We’re pleased to premiere the absorbing new song from Bay Area singer-songwriter Jacob Aranda. ‘Strangers in a Field’ is a lyrically-powerful song of familial alienation and isolation. Aranda’s low, sonorous voice, lifted by haunting backing vocals, is really engaging, drifting over gorgeously-textured musical layers. The video, filmed and directed by Sara Gallagher, is a striking piece of art in itself. Placing the image of the endless, empty sea alongside the city streets is particularly effective – different ways to feel small and isolated. Knowing what the song is about, it’s also genuinely moving to see Aranda joined by his mother and siblings in a graceful dance by the ocean.
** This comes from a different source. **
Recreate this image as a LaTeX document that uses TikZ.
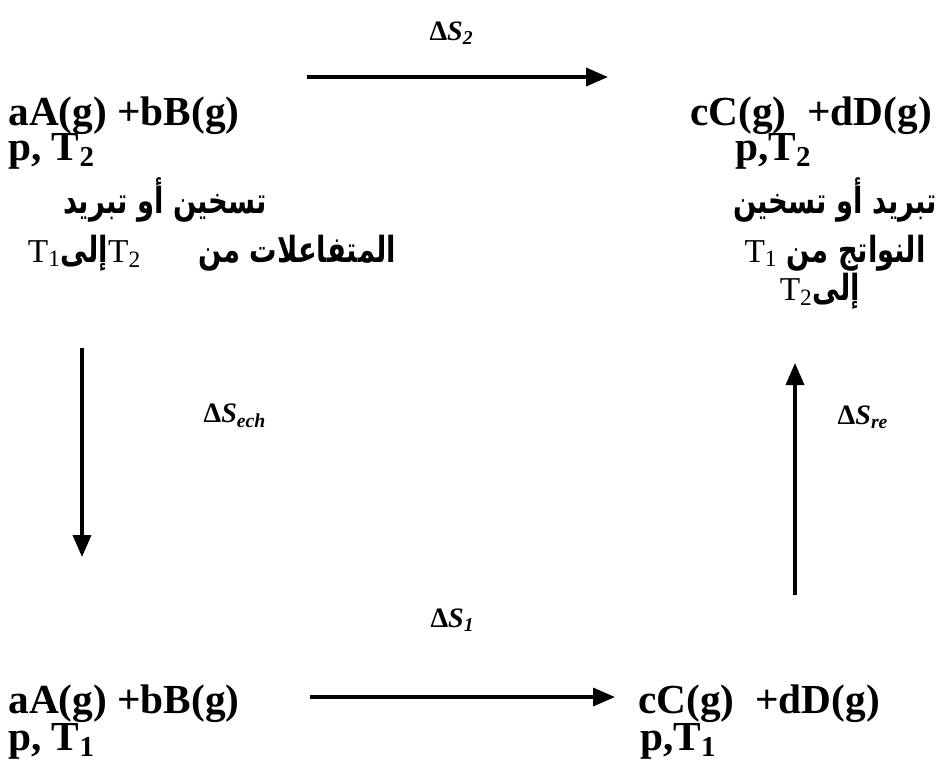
\documentclass[tikz,border=0pt]{standalone}
\usepackage{fontspec}
\setmainfont{Liberation Serif}
\newfontfamily\arabicfont[Script=Arabic,FakeStretch=0.76]{DejaVu Sans}
\TeXXeTstate=1
\usetikzlibrary{arrows.meta}

\tikzset{
  chem/.style={anchor=base west,inner sep=0pt,font=\fontsize{23.5}{26}\selectfont\bfseries},
  note/.style={anchor=base,inner sep=0pt,font=\arabicfont\fontsize{20.5}{24}\selectfont\bfseries},
  dlabel/.style={inner sep=0pt,font=\fontsize{16}{18}\selectfont\bfseries},
  flow/.style={-{Triangle[length=4.4mm,width=3.6mm]},line width=2pt}
}
\newcommand{\tT}[1]{\hbox{\beginL\rmfamily\mdseries\fontsize{19}{22}\selectfont T\textsubscript{#1}\endL}}

\begin{document}
\begin{tikzpicture}
  \useasboundingbox (0,0) rectangle (19,-15.2);

  % reactants and products at T2
  \node[chem] (tl1) at (0.16,-2.5) {aA(g) +bB(g)};
  \node[chem] (tl2) at (0.16,-3.2) {p, T\textsubscript{2}};
  \node[note] (tl3) at (3.3,-4.26) {\beginR تسخين أو تبريد\endR};
  \node[note] (tl4) at (4.24,-5.24) {\beginR المتفاعلات من\hspace{1.6em}\tT{2}إلى\tT{1}\endR};

  \node[chem] (tr1) at (13.8,-2.5) {cC(g)\ \ +dD(g)};
  \node[chem] (tr2) at (14.7,-3.2) {p,T\textsubscript{2}};
  \node[note] (tr3) at (16.7,-4.26) {\beginR تبريد أو تسخين\endR};
  \node[note] (tr4) at (16.7,-5.24) {\beginR النواتج من \tT{1}\endR};
  \node[note] (tr5) at (16.4,-6.0) {\beginR إلى\tT{2}\endR};

  % reactants and products at T1
  \node[chem] (bl1) at (0.16,-14.26) {aA(g) +bB(g)};
  \node[chem] (bl2) at (0.16,-15.0) {p, T\textsubscript{1}};
  \node[chem] (br1) at (12.76,-14.26) {cC(g)\ \ +dD(g)};
  \node[chem] (br2) at (12.8,-15.0) {p,T\textsubscript{1}};

  \coordinate (s2a) at (6.14,-1.54);  \coordinate (s2b) at (12.16,-1.54);
  \coordinate (cha) at (1.64,-6.96);  \coordinate (chb) at (1.64,-11.14);
  \coordinate (s1a) at (6.2,-13.94);  \coordinate (s1b) at (12.3,-13.94);
  \coordinate (rea) at (15.9,-11.9);  \coordinate (reb) at (15.9,-7.26);

  \path[flow] (s2a) edge node[dlabel,xshift=-0.12cm,yshift=0.88cm] {Δ\textit{S}\textsubscript{\textit{2}}} (s2b);
  \path[flow] (cha) edge node[dlabel,pos=0.325,xshift=3.06cm] {Δ\textit{S}\textsubscript{\textit{ech}}} (chb);
  \path[flow] (s1a) edge node[dlabel,xshift=-0.2cm,yshift=1.54cm] {Δ\textit{S}\textsubscript{\textit{1}}} (s1b);
  \path[flow] (rea) edge node[dlabel,pos=0.767,xshift=1.36cm] {Δ\textit{S}\textsubscript{\textit{re}}} (reb);

\end{tikzpicture}
\end{document}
Their arrival and movement mirrors the song’s musical shifts and currents. It’s an emotional visual that reinforces the message and sound of the song perfectly.
Aranda says of the song and video: “The song was written right after my intense period of self destruction and rebirth. It was written while processing the feelings of being homeless, sleeping in my truck or in the park, the beach. Leaving behind friendships and family, not feeling like I deserved either. The video is kind of a miracle to me. I never would have asked my mother or siblings to collaborate. I never felt comfortable asking for anything. But this song, this passionate and collaborative effort gave me strength. I asked and they came. We filmed this on mother’s day. My mother is a lifelong dancer and choreographer. It is her passion. She put a lot of that on hold to birth and raise seven children, but most of us grew up in her dance studio. Early memories of sweat and patience. Rhythm and movement…We had such a wonderful and healing weekend, filming this together. This art is healing to me, I hope it can provide some comfort and insight to others.”
This is the second single to be released from the forthcoming album ‘War Planes’, due out on 1st September. The themes of family history and intergenerational trauma are threaded through this ethereal-sounding album. There was an sense of hopelessness in Aranda’s first album, 2018’s ‘Great Highway’, but this time around, there’s a move towards healing, reconciliation and regeneration. Check it out – this is a finely-written, sensitive song from an album that promises to be a very rewarding listen.